It’s a lot, especially as Blair makes herself increasingly vulnerable and provides a window to her pain and fear through both the raw video diaries she shoots herself and the unvarnished moments she allows Fleit to capture. (The filmmaker has alopecia, an autoimmune condition that causes hair loss; both her sensitivity and sense of humor shine through in her documentary feature debut.) “Introducing, Selma Blair” is frequently a tough viewing experience, and it should be. What is the documentary form if not a mechanism to show us the truth of how others live? The honesty on display here is crucial, both for people who have no idea what multiple sclerosis is and for those who may be suffering themselves from the disease, in which the immune system attacks the protective covering of the nerves.
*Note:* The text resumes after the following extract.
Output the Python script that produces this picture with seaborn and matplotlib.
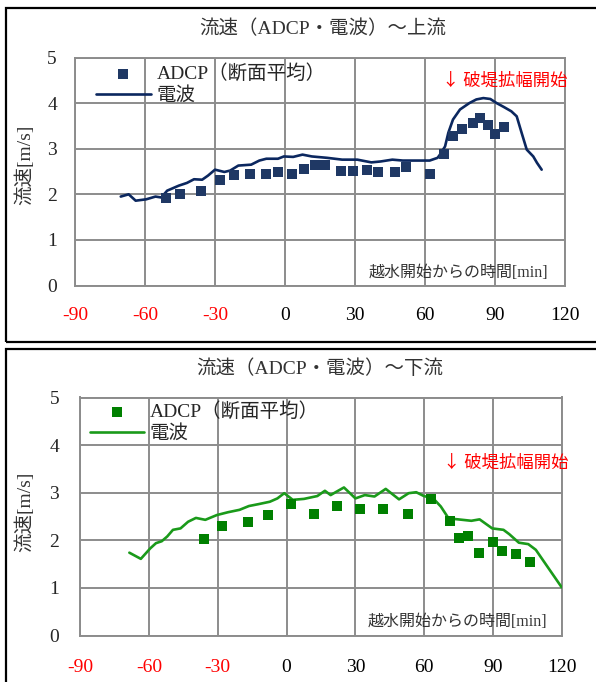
import matplotlib
matplotlib.use("Agg")
import matplotlib.pyplot as plt
import seaborn as sns
import pandas as pd
from matplotlib.patches import Rectangle

# ---------------- data ----------------
up_adcp_t = [-51, -45, -36, -28, -22, -15, -8, -3, 3, 8, 13, 17, 24, 29, 35, 40,
             47, 52, 62, 68, 72, 76, 80.5, 83.5, 87, 90, 94]
up_adcp_v = [1.92, 2.01, 2.08, 2.32, 2.42, 2.45, 2.44, 2.48, 2.45, 2.55, 2.64, 2.64,
             2.52, 2.51, 2.54, 2.49, 2.49, 2.60, 2.45, 2.89, 3.27, 3.43, 3.56, 3.67,
             3.53, 3.33, 3.48]
up_radio_t = [-70.4, -67, -64, -59.5, -55.5, -53, -50.5, -45.5, -42, -39, -35.5, -33,
              -30, -26, -23.5, -20, -14.5, -11, -8, -3, -0.5, 3.5, 7.5, 11.5, 18,
              24.5, 31, 37, 41, 46, 50.5, 57, 62, 65.4, 66.4, 68.6, 70, 72, 75, 79,
              82, 85, 88, 90.7, 93.6, 97, 99.3, 101.4, 103.6, 106.4, 108, 110]
up_radio_v = [1.95, 2.00, 1.86, 1.89, 1.95, 1.93, 2.08, 2.19, 2.25, 2.33, 2.32, 2.41,
              2.54, 2.49, 2.52, 2.63, 2.65, 2.74, 2.78, 2.78, 2.83, 2.82, 2.87, 2.83,
              2.80, 2.76, 2.76, 2.70, 2.72, 2.76, 2.74, 2.74, 2.74, 2.80, 2.87, 3.05,
              3.35, 3.64, 3.86, 4.00, 4.08, 4.11, 4.09, 4.00, 3.92, 3.82, 3.71, 3.35,
              2.98, 2.83, 2.69, 2.54]

dn_adcp_t = [-36, -28, -17, -8, 2, 12, 22, 32, 42, 53, 63, 71, 75, 79, 84, 90, 94,
             100, 106]
dn_adcp_v = [2.03, 2.30, 2.39, 2.54, 2.76, 2.55, 2.72, 2.65, 2.66, 2.55, 2.87, 2.40,
             2.04, 2.10, 1.74, 1.96, 1.78, 1.71, 1.55]
dn_radio_t = [-68.5, -63.5, -59.4, -56.9, -54.4, -52, -49.5, -46.2, -42.9, -39.5,
              -35.4, -30.4, -25.5, -20.5, -16.4, -12.2, -7.3, -4, -1, 2.7, 7.6, 13.4,
              16.7, 19.2, 21.7, 25, 30, 34.1, 38.3, 43.2, 49, 53.2, 56.5, 59.8, 63.9,
              67.2, 70.6, 74.7, 80.5, 84.1, 89.6, 94.5, 97, 101.2, 105.3, 108.6, 113.6,
              119.9]
dn_radio_v = [1.74, 1.61, 1.83, 1.94, 1.98, 2.08, 2.22, 2.25, 2.39, 2.47, 2.43, 2.53,
              2.59, 2.64, 2.72, 2.76, 2.81, 2.88, 2.99, 2.85, 2.87, 2.93, 3.04, 2.95,
              3.02, 3.11, 2.88, 2.95, 2.92, 3.08, 2.86, 2.99, 3.01, 2.93, 2.88, 2.71,
              2.46, 2.44, 2.41, 2.44, 2.25, 2.22, 2.13, 1.95, 1.92, 1.80, 1.45, 1.01]

x_ticks = [-90, -60, -30, 0, 30, 60, 90, 120]
y_ticks = [0, 1, 2, 3, 4, 5]
titles = ["流速（ADCP・電波）～上流", "流速（ADCP・電波）～下流"]
legend_adcp = "ADCP（断面平均）"
legend_radio = "電波"
ylabel = "流速[m/s]"
xlabel = "越水開始からの時間[min]"
note = "↓ 破堤拡幅開始"

# ---------------- style ----------------
sns.set_style("white")
SERIF = ["Liberation Serif", "Noto Sans CJK JP"]
plt.rcParams["font.family"] = SERIF

W, H = 596, 682
fig = plt.figure(figsize=(W / 100, H / 100), dpi=100)

def fx(px):
    return px / W

def fy(py):
    return 1 - py / H

GRID = "#8c8c8c"

panels = [
    dict(ax=(75, 565, 57.5, 285.5), adcp=(up_adcp_t, up_adcp_v), radio=(up_radio_t, up_radio_v),
         mcol="#1f3864", lcol="#0b275f", title=titles[0], title_xy=(323, 29),
         frame=(6, 8, 341.7), note_xy=(442, 81), ylab_xy=(24, 165), xpad=15.5, ypad=13,
         leg=(0.043, 0.97), xl_xy=(548, 273)),
    dict(ax=(80, 562, 397.5, 635.5), adcp=(dn_adcp_t, dn_adcp_v), radio=(dn_radio_t, dn_radio_v),
         mcol="#008000", lcol="#1a9a1a", title=titles[1], title_xy=(320, 369),
         frame=(6, 349.3, 700), note_xy=(443, 463), ylab_xy=(24, 512), xpad=17, ypad=15,
         leg=(0.02, 0.98), xl_xy=(547, 622)),
]

for p in panels:
    l, r, t, b = p["ax"]
    ax = fig.add_axes([fx(l), fy(b), fx(r - l), (b - t) / H])
    at, av = p["adcp"]
    rt, rv = p["radio"]
    df_a = pd.DataFrame({"t": at, "v": av})
    df_r = pd.DataFrame({"t": rt, "v": rv})
    sns.scatterplot(data=df_a, x="t", y="v", marker="s", s=55, color=p["mcol"],
                    linewidth=0, ax=ax, label=legend_adcp, zorder=4)
    sns.lineplot(data=df_r, x="t", y="v", color=p["lcol"], linewidth=1.9, ax=ax,
                 label=legend_radio, zorder=3)
    ax.set_xlim(-90, 120)
    ax.set_ylim(0, 5)
    ax.set_xticks(x_ticks)
    ax.set_yticks(y_ticks)
    ax.set_xticklabels([str(v) for v in x_ticks])
    ax.set_yticklabels([str(v) for v in y_ticks])
    for lab, v in zip(ax.get_xticklabels(), x_ticks):
        lab.set_color("red" if v < 0 else "black")
    ax.tick_params(axis="x", length=0, pad=p["xpad"], labelsize=14)
    ax.tick_params(axis="y", length=0, pad=p["ypad"], labelsize=14)
    ax.set_xlabel("")
    ax.set_ylabel("")
    ax.grid(True, color=GRID, linewidth=1.4)
    ax.set_axisbelow(True)
    for sp in ax.spines.values():
        sp.set_visible(True)
        sp.set_color(GRID)
        sp.set_linewidth(1.4)

    ax.legend(loc="upper left", bbox_to_anchor=p["leg"], frameon=False,
              fontsize=14, handlelength=2.8, handletextpad=0.3,
              labelspacing=0.2, borderpad=0.0, borderaxespad=0.0,
              markerscale=1.0)

    ax.text((p["xl_xy"][0] - l) / (r - l), (b - p["xl_xy"][1]) / (b - t), xlabel,
            transform=ax.transAxes, ha="right", va="center", fontsize=11.5,
            color="#333333")

    fig.text(fx(p["title_xy"][0]), fy(p["title_xy"][1]), p["title"], ha="center",
             va="center", fontsize=14, color="#333333")
    fig.text(fx(p["note_xy"][0]), fy(p["note_xy"][1]), note, ha="left", va="center",
             fontsize=12.5, color="red", family=["Noto Sans CJK JP", "DejaVu Sans"])
    fig.text(fx(p["ylab_xy"][0]), fy(p["ylab_xy"][1]), ylabel, rotation=90,
             ha="center", va="center", fontsize=14, color="#333333")

    x0, y0, y1 = p["frame"]
    fig.add_artist(Rectangle((fx(x0), fy(y1)), 1.2, (y1 - y0) / H,
                             transform=fig.transFigure, fill=False, edgecolor="black",
                             linewidth=1.6, clip_on=False))

fig.savefig("out.png", dpi=100)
But whenever the film seems be on the verge of turning maudlin, Blair shifts the tone through some biting, self-deprecating quip that instantly lightens the mood. Her self-awareness, and her frequent willingness to laugh at herself in the saddest situations, cut the tension. When we first see her, she’s donning a turban and applying severe makeup to dress like Norma Desmond for an interview at her Studio City, California, home. She uses this flair for the dramatic to disarm us throughout. But what’s truly compelling—devastating, actually—is the transformation she allows us to witness as she sits in a cocoon-like red chair and describes her condition. A sweet, white terrier mix snoozes contentedly in her lap. At first, she cracks snappy jokes about the importance of walking with a stylish cane and speaks eloquently about how she hopes her illness will inspire her to become a better person in her late 40s. But the second her comfort dog hops off and scampers away, we can practically see the mask fall. It’s as someone flipped a switch. Suddenly her speech is halting and slurry. She’s twitchy and self-conscious. “Now the fatigue happens,” she strains to articulate. It’s painful for her and for us as viewers, but she wants us to see this, because this is her reality. Eventually, a whimper: “I don’t have anything more,” she concludes.
Just as illuminating are the moments she shares with her son, for whom she gives every bit of energy in her body to have an impromptu dance party or a game of dodgeball. When he tells her around age seven that he’s frightened of what she’ll look like without hair—because she must undergo agonizing chemotherapy in preparation for the stem-cell treatment—she makes the most inspired and terrifying mom move I’ve ever seen by handing him scissors and clippers and letting him trim it off himself. (My kid’s almost 12 and I wouldn’t let him anywhere near my head with a pair of scissors.) These moments may seem superficially uplifting, but they carry an undercurrent of melancholy—as is true so often throughout the film—because they so clearly reflect Blair’s intention to be a totally different kind of mom than the one she had. She’s candid about the darkness and rage she believes she inherited from her hypercritical mother, and to learn that she’s doubted herself all these years is heartbreaking.